Si ces deux attaques ne sont pas considérées comme des crimes de guerre, que peut-on considérer comme tels ? Des centaines de cas similaires passent inaperçus chaque jour. Quelle que soit l'issue des pourparlers de cessez-le-feu en cours, Israël doit être tenu pour responsable de l'assassinat délibéré d'enfants palestiniens. Une fois que le calme sera rétabli et que des enquêteurs indépendants seront autorisés à pénétrer dans l'enclave assiégée, le nombre total de civils tués augmentera considérablement, de même que le pourcentage d'enfants victimes.
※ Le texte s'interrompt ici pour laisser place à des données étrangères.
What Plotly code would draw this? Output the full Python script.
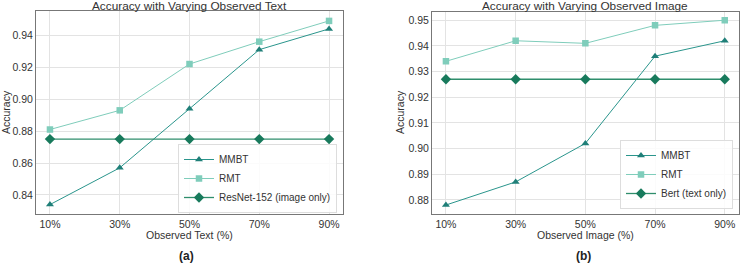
import plotly.graph_objects as go

x_labels = ["10%", "30%", "50%", "70%", "90%"]

text_mmbt = [0.834, 0.857, 0.894, 0.931, 0.944]
text_rmt = [0.881, 0.893, 0.922, 0.936, 0.949]
text_resnet = [0.875, 0.875, 0.875, 0.875, 0.875]

img_mmbt = [0.878, 0.887, 0.902, 0.936, 0.942]
img_rmt = [0.934, 0.942, 0.941, 0.948, 0.950]
img_bert = [0.927, 0.927, 0.927, 0.927, 0.927]

W, H = 740, 268
C_MMBT = "#1f7f78"
C_MMBT_LINE = "#2a958c"
C_RMT = "#7fcdbb"
C_BASE = "#187a5c"
C_BASE_LINE = "#2f8e6c"
FONT = "Liberation Sans, Arial, sans-serif"
TXT = "#333333"

xi = list(range(len(x_labels)))

fig = go.Figure()

def add_series(xa, ya, leg, mmbt, rmt, base, base_name):
    fig.add_trace(go.Scatter(x=xi, y=mmbt, mode="lines+markers", name="MMBT",
                             line=dict(color=C_MMBT_LINE, width=1),
                             marker=dict(symbol="triangle-up", size=7, color=C_MMBT),
                             xaxis=xa, yaxis=ya, legend=leg))
    fig.add_trace(go.Scatter(x=xi, y=rmt, mode="lines+markers", name="RMT",
                             line=dict(color=C_RMT, width=1),
                             marker=dict(symbol="square", size=6.5, color=C_RMT),
                             xaxis=xa, yaxis=ya, legend=leg))
    fig.add_trace(go.Scatter(x=xi, y=base, mode="lines+markers", name=base_name,
                             line=dict(color=C_BASE_LINE, width=1.3),
                             marker=dict(symbol="diamond", size=8, color=C_BASE),
                             xaxis=xa, yaxis=ya, legend=leg))

add_series("x", "y", "legend", text_mmbt, text_rmt, text_resnet, "ResNet-152 (image only)")
add_series("x2", "y2", "legend2", img_mmbt, img_rmt, img_bert, "Bert (text only)")

def px_x(p):
    return p / W

def px_y(p):
    return 1 - p / H

axis_common = dict(showline=True, mirror=True, linecolor="#777777", linewidth=1,
                   showgrid=True, gridcolor="#e3e3e3", gridwidth=1, zeroline=False,
                   ticks="", tickfont=dict(family=FONT, size=10.5, color=TXT))

leg_common = dict(xanchor="right", yanchor="bottom",
                  bgcolor="rgba(255,255,255,0.85)", bordercolor="#dddddd", borderwidth=1,
                  font=dict(family=FONT, size=10, color=TXT), tracegroupgap=0,
                  itemwidth=30)

fig.update_layout(
    width=W, height=H,
    margin=dict(l=0, r=0, t=0, b=0),
    paper_bgcolor="white", plot_bgcolor="white",
    font=dict(family=FONT, color=TXT),
    xaxis=dict(domain=[px_x(36), px_x(343)], range=[-0.2, 4.2],
               tickmode="array", tickvals=xi, ticktext=x_labels, anchor="y", **axis_common),
    yaxis=dict(domain=[px_y(214), px_y(11)], range=[0.8281, 0.9552],
               tickmode="array", tickvals=[0.84, 0.86, 0.88, 0.90, 0.92, 0.94],
               tickformat=".2f", anchor="x", **axis_common),
    xaxis2=dict(domain=[px_x(432), px_x(738.7)], range=[-0.2, 4.2],
                tickmode="array", tickvals=xi, ticktext=x_labels, anchor="y2", **axis_common),
    yaxis2=dict(domain=[px_y(214), px_y(11.5)], range=[0.8745, 0.9534],
                tickmode="array", tickvals=[0.88, 0.89, 0.90, 0.91, 0.92, 0.93, 0.94, 0.95],
                tickformat=".2f", anchor="x2", **axis_common),
    legend=dict(x=px_x(337), y=px_y(213), **leg_common),
    legend2=dict(x=px_x(733), y=px_y(209), **leg_common),
    showlegend=True,
)

def ann(text, x, y, size, bold=False, angle=0):
    fig.add_annotation(text=f"<b>{text}</b>" if bold else text,
                       x=px_x(x), y=px_y(y), xref="paper", yref="paper",
                       showarrow=False, xanchor="center", yanchor="middle",
                       textangle=angle,
                       font=dict(family=FONT, size=size, color="#222222" if bold else TXT))

ann("Accuracy with Varying Observed Text", 189.5, 6, 11.8)
ann("Accuracy with Varying Observed Image", 585, 6, 11.8)
ann("Observed Text (%)", 189.5, 235, 10.5)
ann("Observed Image (%)", 585, 235, 10.5)
ann("Accuracy", 6, 112, 10.5, angle=-90)
ann("Accuracy", 400, 112, 10.5, angle=-90)
ann("(a)", 186, 256, 12, bold=True)
ann("(b)", 583, 256, 12, bold=True)

fig.write_html("out.html",
               config={"displayModeBar": False},
               post_script="document.body.style.margin='0';document.body.style.padding='0';")
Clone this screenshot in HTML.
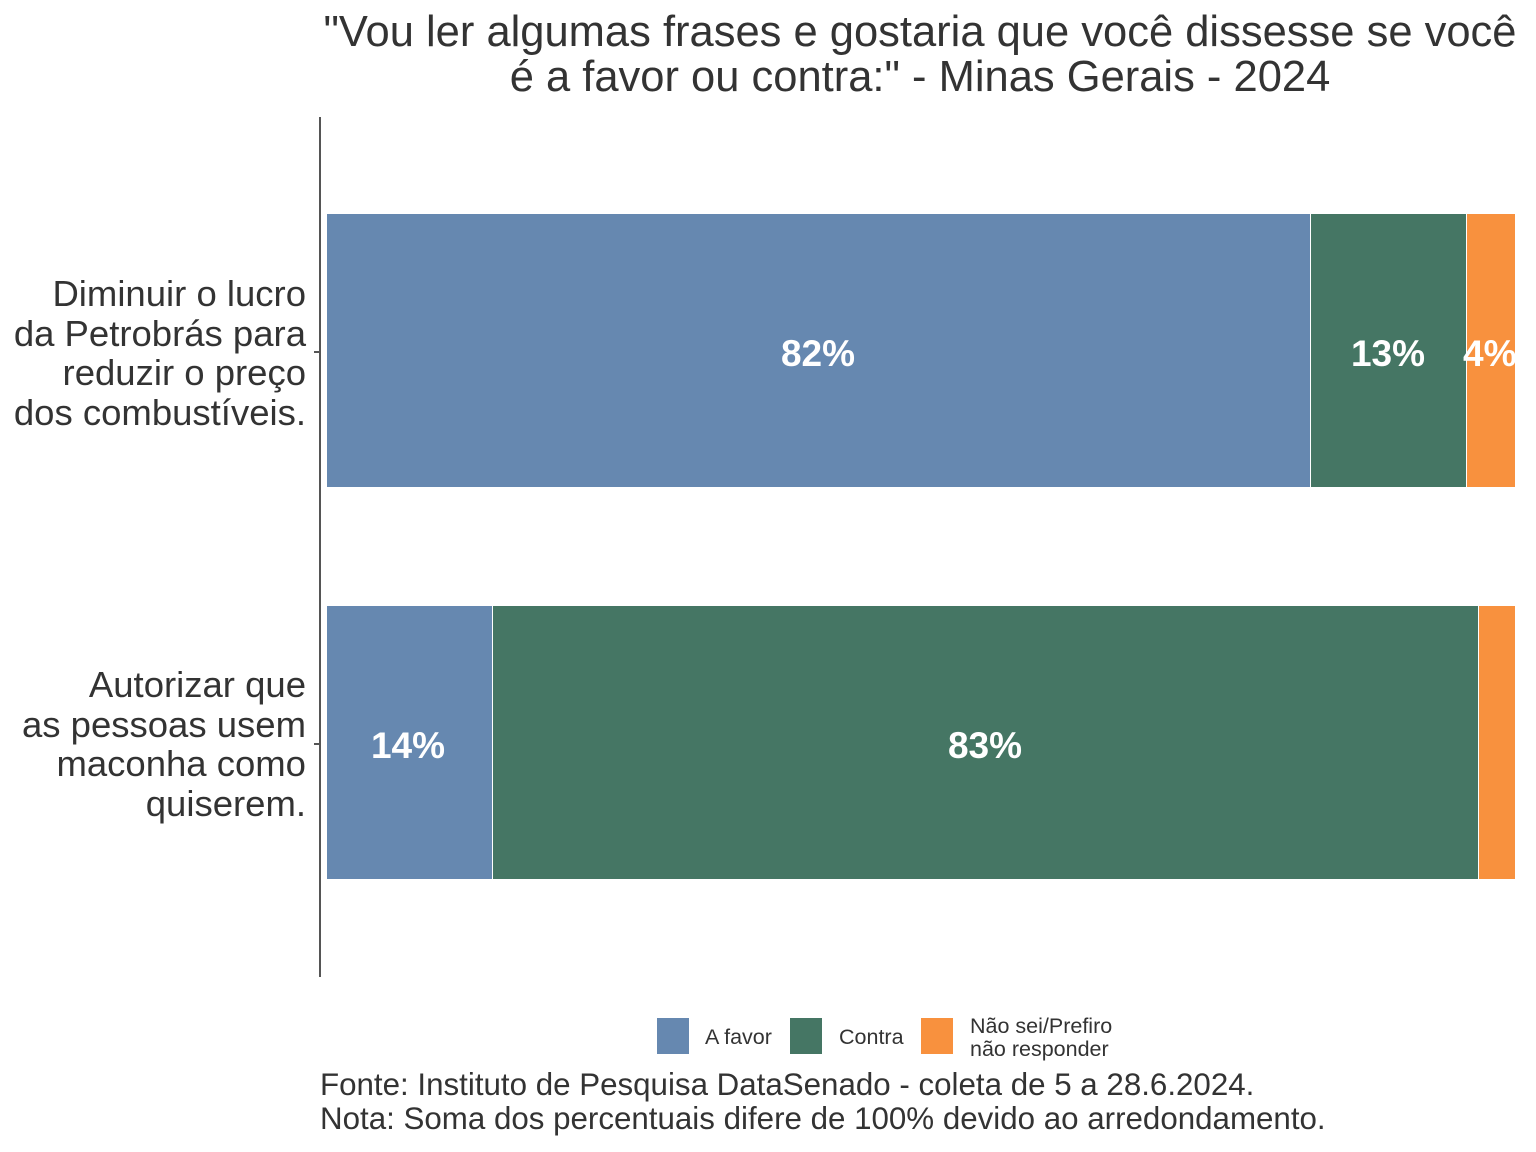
<!DOCTYPE html>
<html><head><meta charset="utf-8"><style>
body{margin:0;width:1536px;height:1152px;background:#fff;position:relative;overflow:hidden;font-family:"Liberation Sans",sans-serif;color:#333}
.a{position:absolute}
.t{font-size:43.5px;text-align:center;width:1400px;left:220px;line-height:45px;top:10px;white-space:nowrap}
.yl{font-size:36.5px;text-align:right;right:1230px;line-height:39.5px;width:400px;white-space:nowrap}
.bl{color:#fff;font-weight:bold;font-size:37px;text-align:center;line-height:40px}
.lg{font-size:21.5px;line-height:23px;white-space:nowrap}
.ft{font-size:31.3px;line-height:34px;left:320px;top:1068px;white-space:nowrap}
</style></head><body>
<div class="a t">"Vou ler algumas frases e gostaria que você dissesse se você<br>é a favor ou contra:" - Minas Gerais - 2024</div>
<div class="a" style="left:319px;top:117px;width:1.5px;height:860px;background:#555"></div>
<div class="a" style="left:314px;top:351px;width:6px;height:1.5px;background:#555"></div>
<div class="a" style="left:314px;top:743px;width:6px;height:1.5px;background:#555"></div>
<div class="a yl" style="top:274px">Diminuir o lucro<br>da Petrobrás para<br>reduzir o preço<br>dos combustíveis.</div>
<div class="a yl" style="top:665px">Autorizar que<br>as pessoas usem<br>maconha como<br>quiserem.</div>
<div class="a" style="left:327px;top:214px;width:983px;height:273px;background:#6688b0"></div>
<div class="a" style="left:1311px;top:214px;width:155px;height:273px;background:#457664"></div>
<div class="a" style="left:1467px;top:214px;width:48px;height:273px;background:#f8913e"></div>
<div class="a" style="left:327px;top:606px;width:165px;height:273px;background:#6688b0"></div>
<div class="a" style="left:493px;top:606px;width:985px;height:273px;background:#457664"></div>
<div class="a" style="left:1479px;top:606px;width:36px;height:273px;background:#f8913e"></div>
<div class="a bl" style="left:718px;top:334px;width:200px">82%</div>
<div class="a bl" style="left:1288px;top:334px;width:200px">13%</div>
<div class="a bl" style="left:1463px;top:334px;width:80px;text-align:left">4%</div>
<div class="a bl" style="left:308px;top:726px;width:200px">14%</div>
<div class="a bl" style="left:885px;top:726px;width:200px">83%</div>
<div class="a" style="left:657px;top:1018px;width:32px;height:36px;background:#6688b0"></div>
<div class="a lg" style="left:705px;top:1026px">A favor</div>
<div class="a" style="left:790px;top:1018px;width:32px;height:36px;background:#457664"></div>
<div class="a lg" style="left:839px;top:1026px">Contra</div>
<div class="a" style="left:921px;top:1018px;width:32px;height:36px;background:#f8913e"></div>
<div class="a lg" style="left:970px;top:1015px">Não sei/Prefiro<br>não responder</div>
<div class="a ft">Fonte: Instituto de Pesquisa DataSenado - coleta de 5 a 28.6.2024.<br>Nota: Soma dos percentuais difere de 100% devido ao arredondamento.</div>
</body></html>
La guerre génocidaire d'Israël à Gaza n'aurait pas duré aussi longtemps sans le soutien inconditionnel des États-Unis et l'ensemble de l'Occident. En vertu du droit international, ces pays sont complices du massacre en cours. Verrons-nous un jour ces crimes contre l'humanité punis ? C'est peu probable. L'ordre mondial actuel est conçu de telle sorte que le coupable – Israël en l'occurrence – sera innocenté ou légèrement réprimandé. Cela en dit long sur cet ordre qui a fait son temps.

 

Osama al-Sharif est journaliste et commentateur politique, basé à Amman.  

X: @plato010 

NDLR: L’opinion exprimée dans cette page est propre à l’auteur et ne reflète pas nécessairement celle d’Arab News en français.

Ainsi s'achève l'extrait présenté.